SHORT PROBLEM —
Leave out the pictures, and write out exactly the lines from the beginning of the material to the line holding "from bokeh.core.properties import value", that line included, and nothing else.

DATA BLOCK —
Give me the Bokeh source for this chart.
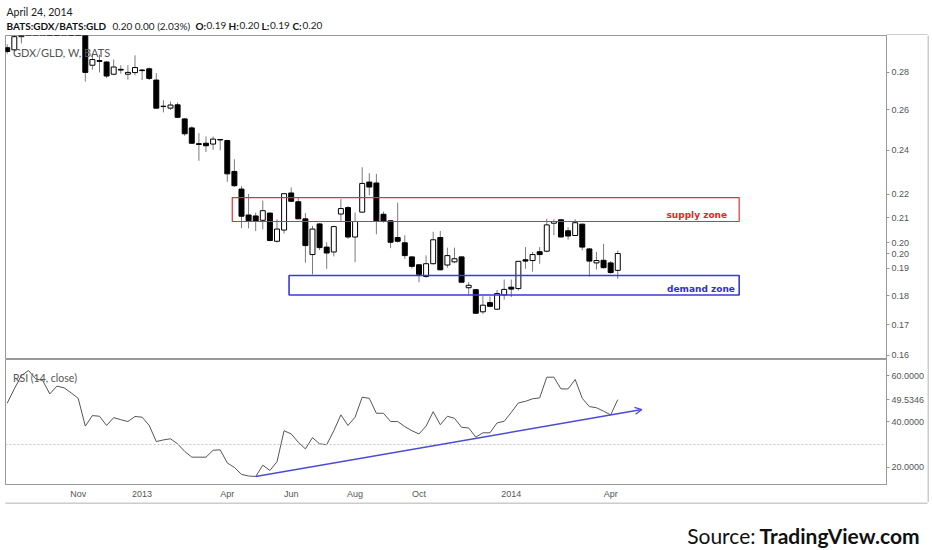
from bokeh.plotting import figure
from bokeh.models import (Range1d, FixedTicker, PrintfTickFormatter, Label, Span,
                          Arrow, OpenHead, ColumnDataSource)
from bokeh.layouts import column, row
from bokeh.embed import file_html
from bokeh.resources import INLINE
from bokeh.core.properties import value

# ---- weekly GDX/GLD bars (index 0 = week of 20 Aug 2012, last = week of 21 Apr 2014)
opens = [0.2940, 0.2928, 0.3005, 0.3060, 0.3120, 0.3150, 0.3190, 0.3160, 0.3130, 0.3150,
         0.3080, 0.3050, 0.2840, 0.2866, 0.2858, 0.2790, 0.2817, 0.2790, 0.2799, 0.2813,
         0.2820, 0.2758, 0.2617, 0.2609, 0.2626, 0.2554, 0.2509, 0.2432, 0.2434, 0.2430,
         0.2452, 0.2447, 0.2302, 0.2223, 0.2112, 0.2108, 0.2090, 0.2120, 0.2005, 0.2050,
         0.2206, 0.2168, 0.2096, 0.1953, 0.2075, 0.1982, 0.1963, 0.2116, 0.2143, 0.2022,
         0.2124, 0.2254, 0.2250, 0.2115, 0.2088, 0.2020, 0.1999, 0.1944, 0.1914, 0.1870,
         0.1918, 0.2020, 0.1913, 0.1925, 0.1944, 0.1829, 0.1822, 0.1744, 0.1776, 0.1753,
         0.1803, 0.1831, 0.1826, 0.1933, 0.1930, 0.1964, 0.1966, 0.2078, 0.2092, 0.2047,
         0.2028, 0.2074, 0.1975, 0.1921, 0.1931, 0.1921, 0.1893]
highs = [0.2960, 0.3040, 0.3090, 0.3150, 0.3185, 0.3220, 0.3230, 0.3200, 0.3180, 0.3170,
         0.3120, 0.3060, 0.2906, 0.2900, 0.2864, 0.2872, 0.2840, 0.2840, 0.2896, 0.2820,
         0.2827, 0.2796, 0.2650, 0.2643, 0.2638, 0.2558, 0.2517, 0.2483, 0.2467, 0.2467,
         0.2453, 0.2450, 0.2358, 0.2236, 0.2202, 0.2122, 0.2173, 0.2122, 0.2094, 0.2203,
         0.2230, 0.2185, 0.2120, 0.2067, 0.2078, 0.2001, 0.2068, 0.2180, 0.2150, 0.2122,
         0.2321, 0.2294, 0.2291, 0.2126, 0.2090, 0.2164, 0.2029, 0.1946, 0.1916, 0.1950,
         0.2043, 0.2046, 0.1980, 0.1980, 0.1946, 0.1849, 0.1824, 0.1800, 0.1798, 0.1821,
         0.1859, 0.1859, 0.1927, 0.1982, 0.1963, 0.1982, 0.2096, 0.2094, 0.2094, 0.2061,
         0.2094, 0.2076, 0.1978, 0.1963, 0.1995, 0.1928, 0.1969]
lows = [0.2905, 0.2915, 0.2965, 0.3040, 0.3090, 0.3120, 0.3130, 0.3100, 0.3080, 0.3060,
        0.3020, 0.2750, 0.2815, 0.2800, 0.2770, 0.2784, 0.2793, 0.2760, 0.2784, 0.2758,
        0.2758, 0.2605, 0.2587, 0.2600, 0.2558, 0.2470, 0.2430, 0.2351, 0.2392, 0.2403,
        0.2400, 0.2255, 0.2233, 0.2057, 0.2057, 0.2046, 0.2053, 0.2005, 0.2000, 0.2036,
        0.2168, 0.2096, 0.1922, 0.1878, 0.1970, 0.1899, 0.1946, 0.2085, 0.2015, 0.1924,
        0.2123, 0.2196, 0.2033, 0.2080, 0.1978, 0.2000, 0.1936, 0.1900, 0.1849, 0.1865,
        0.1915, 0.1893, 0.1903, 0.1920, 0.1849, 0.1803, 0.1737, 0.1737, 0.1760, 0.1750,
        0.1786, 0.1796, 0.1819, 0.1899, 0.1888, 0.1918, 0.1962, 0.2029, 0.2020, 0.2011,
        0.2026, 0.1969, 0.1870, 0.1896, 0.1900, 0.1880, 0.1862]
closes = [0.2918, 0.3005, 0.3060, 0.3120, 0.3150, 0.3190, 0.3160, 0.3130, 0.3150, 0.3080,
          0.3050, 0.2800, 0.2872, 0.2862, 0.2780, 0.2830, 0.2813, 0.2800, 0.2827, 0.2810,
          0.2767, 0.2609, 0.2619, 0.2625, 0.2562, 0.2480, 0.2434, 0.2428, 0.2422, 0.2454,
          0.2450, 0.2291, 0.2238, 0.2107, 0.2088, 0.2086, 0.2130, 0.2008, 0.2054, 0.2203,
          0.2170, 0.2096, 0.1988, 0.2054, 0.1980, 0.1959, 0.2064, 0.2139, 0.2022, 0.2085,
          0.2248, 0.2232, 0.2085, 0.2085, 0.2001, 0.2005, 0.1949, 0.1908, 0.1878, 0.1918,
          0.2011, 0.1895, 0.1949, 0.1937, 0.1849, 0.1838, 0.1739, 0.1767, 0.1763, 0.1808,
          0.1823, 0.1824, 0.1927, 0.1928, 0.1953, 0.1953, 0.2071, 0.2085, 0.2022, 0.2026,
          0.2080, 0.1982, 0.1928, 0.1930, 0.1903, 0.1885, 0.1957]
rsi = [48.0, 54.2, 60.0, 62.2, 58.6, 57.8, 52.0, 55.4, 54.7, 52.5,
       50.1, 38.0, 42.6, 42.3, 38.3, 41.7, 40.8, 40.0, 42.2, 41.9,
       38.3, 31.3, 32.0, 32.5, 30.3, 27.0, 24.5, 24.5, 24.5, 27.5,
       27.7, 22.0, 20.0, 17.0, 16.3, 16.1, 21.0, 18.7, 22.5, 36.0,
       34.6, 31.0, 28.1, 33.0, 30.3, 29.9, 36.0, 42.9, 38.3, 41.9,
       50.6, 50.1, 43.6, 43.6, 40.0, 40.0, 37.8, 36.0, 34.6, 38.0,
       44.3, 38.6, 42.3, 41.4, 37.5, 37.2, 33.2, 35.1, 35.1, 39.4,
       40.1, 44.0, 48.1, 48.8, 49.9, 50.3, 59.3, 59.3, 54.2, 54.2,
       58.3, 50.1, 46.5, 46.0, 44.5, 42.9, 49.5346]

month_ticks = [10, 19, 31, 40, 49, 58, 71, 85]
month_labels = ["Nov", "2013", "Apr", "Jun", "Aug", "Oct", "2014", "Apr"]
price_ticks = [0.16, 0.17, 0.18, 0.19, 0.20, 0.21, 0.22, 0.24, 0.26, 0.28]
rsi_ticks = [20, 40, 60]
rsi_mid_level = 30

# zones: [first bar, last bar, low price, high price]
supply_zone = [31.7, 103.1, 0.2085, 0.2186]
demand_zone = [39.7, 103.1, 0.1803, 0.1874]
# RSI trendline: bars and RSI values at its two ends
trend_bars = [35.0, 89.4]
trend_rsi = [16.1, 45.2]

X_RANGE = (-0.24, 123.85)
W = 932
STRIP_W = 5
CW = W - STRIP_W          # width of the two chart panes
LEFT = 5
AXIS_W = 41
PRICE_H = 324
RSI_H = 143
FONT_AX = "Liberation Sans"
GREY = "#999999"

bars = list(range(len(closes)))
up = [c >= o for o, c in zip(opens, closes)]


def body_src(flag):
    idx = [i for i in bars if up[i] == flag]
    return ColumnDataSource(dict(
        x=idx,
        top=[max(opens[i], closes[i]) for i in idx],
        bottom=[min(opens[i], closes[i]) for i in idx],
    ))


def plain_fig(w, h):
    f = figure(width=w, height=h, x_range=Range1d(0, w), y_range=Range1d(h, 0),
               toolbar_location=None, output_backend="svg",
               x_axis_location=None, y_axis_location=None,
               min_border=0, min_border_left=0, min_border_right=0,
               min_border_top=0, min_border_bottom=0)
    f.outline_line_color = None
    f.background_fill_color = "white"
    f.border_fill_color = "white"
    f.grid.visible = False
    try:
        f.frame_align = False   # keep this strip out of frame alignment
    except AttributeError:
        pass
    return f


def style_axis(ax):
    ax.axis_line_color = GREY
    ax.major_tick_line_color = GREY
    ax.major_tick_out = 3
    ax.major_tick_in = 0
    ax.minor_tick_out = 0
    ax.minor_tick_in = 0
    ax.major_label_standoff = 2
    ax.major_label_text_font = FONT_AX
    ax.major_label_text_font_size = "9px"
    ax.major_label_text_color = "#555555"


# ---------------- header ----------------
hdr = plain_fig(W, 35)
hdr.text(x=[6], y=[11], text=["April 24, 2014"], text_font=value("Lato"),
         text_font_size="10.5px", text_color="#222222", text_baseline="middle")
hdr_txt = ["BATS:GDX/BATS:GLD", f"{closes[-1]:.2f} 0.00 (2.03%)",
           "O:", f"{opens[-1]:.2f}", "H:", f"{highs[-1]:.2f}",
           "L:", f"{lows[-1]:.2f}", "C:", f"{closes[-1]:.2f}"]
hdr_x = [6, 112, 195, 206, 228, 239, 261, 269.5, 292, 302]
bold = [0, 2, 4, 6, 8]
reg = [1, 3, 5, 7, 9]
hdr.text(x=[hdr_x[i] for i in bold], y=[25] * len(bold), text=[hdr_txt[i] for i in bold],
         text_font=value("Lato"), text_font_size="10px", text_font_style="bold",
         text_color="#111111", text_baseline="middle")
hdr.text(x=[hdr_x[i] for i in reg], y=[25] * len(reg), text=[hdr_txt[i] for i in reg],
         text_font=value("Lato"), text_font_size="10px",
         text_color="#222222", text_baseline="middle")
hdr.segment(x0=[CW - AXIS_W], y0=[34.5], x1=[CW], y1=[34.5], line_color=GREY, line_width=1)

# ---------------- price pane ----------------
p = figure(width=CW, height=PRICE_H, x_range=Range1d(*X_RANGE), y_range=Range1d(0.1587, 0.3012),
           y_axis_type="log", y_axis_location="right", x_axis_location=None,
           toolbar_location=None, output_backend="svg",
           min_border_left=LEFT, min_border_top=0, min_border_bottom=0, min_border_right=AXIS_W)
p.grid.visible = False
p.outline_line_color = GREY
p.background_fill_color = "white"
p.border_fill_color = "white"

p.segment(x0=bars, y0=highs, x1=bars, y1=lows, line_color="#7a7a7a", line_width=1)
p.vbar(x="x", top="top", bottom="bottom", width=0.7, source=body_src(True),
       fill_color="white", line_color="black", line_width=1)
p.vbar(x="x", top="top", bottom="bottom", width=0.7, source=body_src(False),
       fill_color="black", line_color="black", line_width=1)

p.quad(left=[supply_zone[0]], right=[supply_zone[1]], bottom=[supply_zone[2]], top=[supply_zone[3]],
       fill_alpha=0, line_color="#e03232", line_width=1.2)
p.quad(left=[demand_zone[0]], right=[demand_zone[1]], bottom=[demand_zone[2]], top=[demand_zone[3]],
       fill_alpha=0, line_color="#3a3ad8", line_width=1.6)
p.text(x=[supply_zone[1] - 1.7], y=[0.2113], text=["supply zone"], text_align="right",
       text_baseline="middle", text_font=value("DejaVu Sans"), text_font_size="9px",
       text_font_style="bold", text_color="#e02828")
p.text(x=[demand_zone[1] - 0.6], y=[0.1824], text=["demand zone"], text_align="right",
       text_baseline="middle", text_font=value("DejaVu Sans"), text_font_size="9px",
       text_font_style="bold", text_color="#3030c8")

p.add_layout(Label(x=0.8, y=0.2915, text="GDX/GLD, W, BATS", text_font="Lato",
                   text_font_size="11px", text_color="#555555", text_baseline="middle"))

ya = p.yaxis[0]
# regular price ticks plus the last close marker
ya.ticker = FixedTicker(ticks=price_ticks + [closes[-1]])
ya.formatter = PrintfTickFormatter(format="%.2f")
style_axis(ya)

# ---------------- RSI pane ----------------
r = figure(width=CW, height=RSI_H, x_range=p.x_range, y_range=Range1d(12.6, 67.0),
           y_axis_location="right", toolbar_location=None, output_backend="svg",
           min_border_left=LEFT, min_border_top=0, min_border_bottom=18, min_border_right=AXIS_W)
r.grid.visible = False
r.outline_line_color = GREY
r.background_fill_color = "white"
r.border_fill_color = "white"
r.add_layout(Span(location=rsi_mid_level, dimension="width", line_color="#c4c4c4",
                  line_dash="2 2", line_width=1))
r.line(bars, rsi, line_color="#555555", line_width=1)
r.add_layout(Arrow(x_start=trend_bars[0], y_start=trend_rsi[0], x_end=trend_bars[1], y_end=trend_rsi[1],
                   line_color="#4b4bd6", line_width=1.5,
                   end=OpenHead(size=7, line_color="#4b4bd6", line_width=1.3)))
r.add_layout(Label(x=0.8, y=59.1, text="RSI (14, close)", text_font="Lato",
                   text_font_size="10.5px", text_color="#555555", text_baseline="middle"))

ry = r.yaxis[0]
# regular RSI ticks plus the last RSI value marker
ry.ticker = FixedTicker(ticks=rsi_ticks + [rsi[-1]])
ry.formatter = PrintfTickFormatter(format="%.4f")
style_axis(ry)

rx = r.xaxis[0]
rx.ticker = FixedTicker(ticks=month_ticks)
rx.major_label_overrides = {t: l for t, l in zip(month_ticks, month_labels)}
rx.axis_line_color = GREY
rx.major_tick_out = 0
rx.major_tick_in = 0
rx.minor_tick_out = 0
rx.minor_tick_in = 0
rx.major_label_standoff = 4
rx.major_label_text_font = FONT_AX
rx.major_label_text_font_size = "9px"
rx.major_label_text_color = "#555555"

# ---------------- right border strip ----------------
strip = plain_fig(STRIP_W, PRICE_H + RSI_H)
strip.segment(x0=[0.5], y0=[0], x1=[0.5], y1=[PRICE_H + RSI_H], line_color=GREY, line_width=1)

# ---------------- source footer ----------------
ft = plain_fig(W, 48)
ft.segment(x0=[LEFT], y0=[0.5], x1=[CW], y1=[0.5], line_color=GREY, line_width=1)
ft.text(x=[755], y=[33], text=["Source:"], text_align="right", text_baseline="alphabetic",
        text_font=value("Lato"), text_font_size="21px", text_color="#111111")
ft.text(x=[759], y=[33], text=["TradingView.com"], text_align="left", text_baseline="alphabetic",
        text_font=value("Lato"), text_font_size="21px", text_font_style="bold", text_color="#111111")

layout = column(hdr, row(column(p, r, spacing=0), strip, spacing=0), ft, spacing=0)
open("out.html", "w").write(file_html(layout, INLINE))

OUTPUT FOR THIS EXERCISE —
Give me the Bokeh source for this chart.
from bokeh.plotting import figure
from bokeh.models import (Range1d, FixedTicker, PrintfTickFormatter, Label, Span,
                          Arrow, OpenHead, ColumnDataSource)
from bokeh.layouts import column, row
from bokeh.embed import file_html
from bokeh.resources import INLINE
from bokeh.core.properties import value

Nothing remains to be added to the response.